* **Problem to work on**
Please write out the lines of the data exactly, beginning with the first and ending with the line containing "elinewidth=0.75, capsize=3.8, capthick=0.75)"; leave the pictures behind.
++++ Data for this task ++++
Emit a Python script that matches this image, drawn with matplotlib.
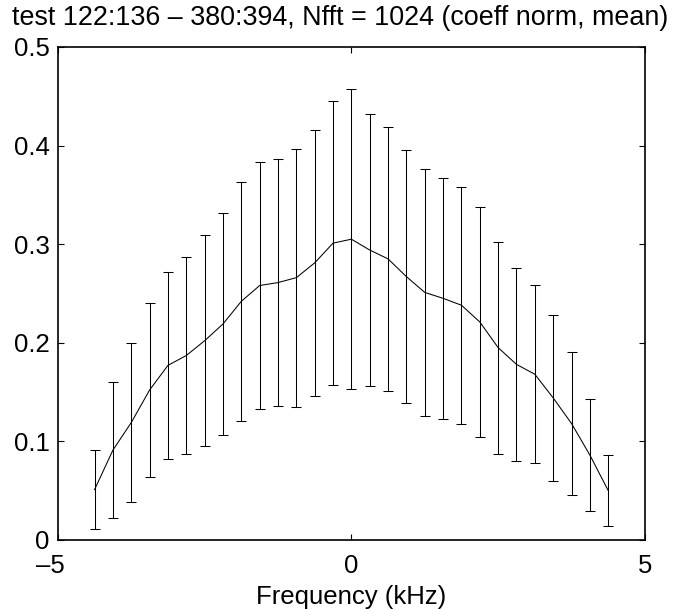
import numpy as np
import matplotlib
matplotlib.use("Agg")
import matplotlib.pyplot as plt

plt.rcParams['font.family'] = ['Liberation Sans', 'DejaVu Sans']

# frequency bins (kHz), spaced 0.3125 kHz
freq = [-4.375, -4.0625, -3.75, -3.4375, -3.125, -2.8125, -2.5, -2.1875, -1.875,
        -1.5625, -1.25, -0.9375, -0.625, -0.3125, 0.0, 0.3125, 0.625, 0.9375,
        1.25, 1.5625, 1.875, 2.1875, 2.5, 2.8125, 3.125, 3.4375, 3.75, 4.0625, 4.375]

# mean coefficient per bin
mean_coeff = [0.051, 0.091, 0.119, 0.152, 0.177, 0.187, 0.202, 0.219, 0.242,
              0.258, 0.261, 0.266, 0.281, 0.301, 0.305, 0.294, 0.285, 0.267,
              0.251, 0.245, 0.238, 0.221, 0.195, 0.178, 0.168, 0.144, 0.118,
              0.086, 0.050]

# half-length of the error bars
err = [0.040, 0.069, 0.081, 0.088, 0.095, 0.100, 0.107, 0.113, 0.121,
       0.125, 0.125, 0.131, 0.135, 0.144, 0.152, 0.138, 0.1335, 0.1285,
       0.125, 0.122, 0.120, 0.1165, 0.1075, 0.098, 0.0905, 0.0845, 0.0725,
       0.0565, 0.036]

xticks = [-5, 0, 5]
# figure space after -5 so the digit (not the dash) sits under the tick, as MATLAB does
xtick_labels = ['\u20135\u2007', '0', '5']
yticks = [0, 0.1, 0.2, 0.3, 0.4, 0.5]
ytick_labels = ['0', '0.1', '0.2', '0.3', '0.4', '0.5']

fig = plt.figure(figsize=(6.81, 6.10), dpi=100)
ax = fig.add_axes([0.085, 0.115, 0.862, 0.808])

ax.errorbar(freq, mean_coeff, yerr=err, color='black', linewidth=0.75,
            elinewidth=0.75, capsize=3.8, capthick=0.75)

ax.set_xlim(-5, 5)
ax.set_ylim(0, 0.5)
ax.set_xticks(xticks, labels=xtick_labels)
ax.set_yticks(yticks, labels=ytick_labels)
ax.tick_params(direction='in', top=True, right=True, length=4.3, width=0.8,
               labelsize=18.5)
ax.tick_params(axis='y', pad=6)
ax.tick_params(axis='x', pad=10)
for s in ax.spines.values():
    s.set_linewidth(1.2)

ax.set_xlabel('Frequency (kHz)', fontsize=18.5, labelpad=5.5)
# title is centred on the figure rather than on the axes
ax.set_title('test 122:136 \u2013 380:394, Nfft = 1024 (coeff norm, mean)',
             fontsize=19.4, pad=16, x=0.481)

fig.savefig('out.png', dpi=100)
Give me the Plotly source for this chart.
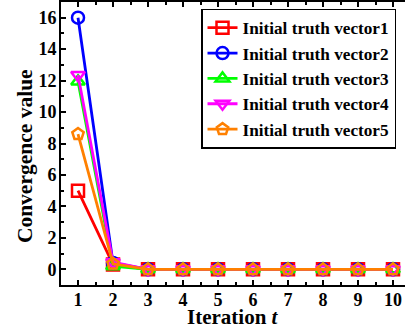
++++
* **Full solution**
Emit a Python script that matches this image, drawn with matplotlib.
import numpy as np
import matplotlib
matplotlib.use("Agg")
import matplotlib.pyplot as plt

plt.rcParams['font.family'] = ['Liberation Sans', 'DejaVu Sans']

# frequency bins (kHz), spaced 0.3125 kHz
freq = [-4.375, -4.0625, -3.75, -3.4375, -3.125, -2.8125, -2.5, -2.1875, -1.875,
        -1.5625, -1.25, -0.9375, -0.625, -0.3125, 0.0, 0.3125, 0.625, 0.9375,
        1.25, 1.5625, 1.875, 2.1875, 2.5, 2.8125, 3.125, 3.4375, 3.75, 4.0625, 4.375]

# mean coefficient per bin
mean_coeff = [0.051, 0.091, 0.119, 0.152, 0.177, 0.187, 0.202, 0.219, 0.242,
              0.258, 0.261, 0.266, 0.281, 0.301, 0.305, 0.294, 0.285, 0.267,
              0.251, 0.245, 0.238, 0.221, 0.195, 0.178, 0.168, 0.144, 0.118,
              0.086, 0.050]

# half-length of the error bars
err = [0.040, 0.069, 0.081, 0.088, 0.095, 0.100, 0.107, 0.113, 0.121,
       0.125, 0.125, 0.131, 0.135, 0.144, 0.152, 0.138, 0.1335, 0.1285,
       0.125, 0.122, 0.120, 0.1165, 0.1075, 0.098, 0.0905, 0.0845, 0.0725,
       0.0565, 0.036]

xticks = [-5, 0, 5]
# figure space after -5 so the digit (not the dash) sits under the tick, as MATLAB does
xtick_labels = ['\u20135\u2007', '0', '5']
yticks = [0, 0.1, 0.2, 0.3, 0.4, 0.5]
ytick_labels = ['0', '0.1', '0.2', '0.3', '0.4', '0.5']

fig = plt.figure(figsize=(6.81, 6.10), dpi=100)
ax = fig.add_axes([0.085, 0.115, 0.862, 0.808])

ax.errorbar(freq, mean_coeff, yerr=err, color='black', linewidth=0.75,
            elinewidth=0.75, capsize=3.8, capthick=0.75)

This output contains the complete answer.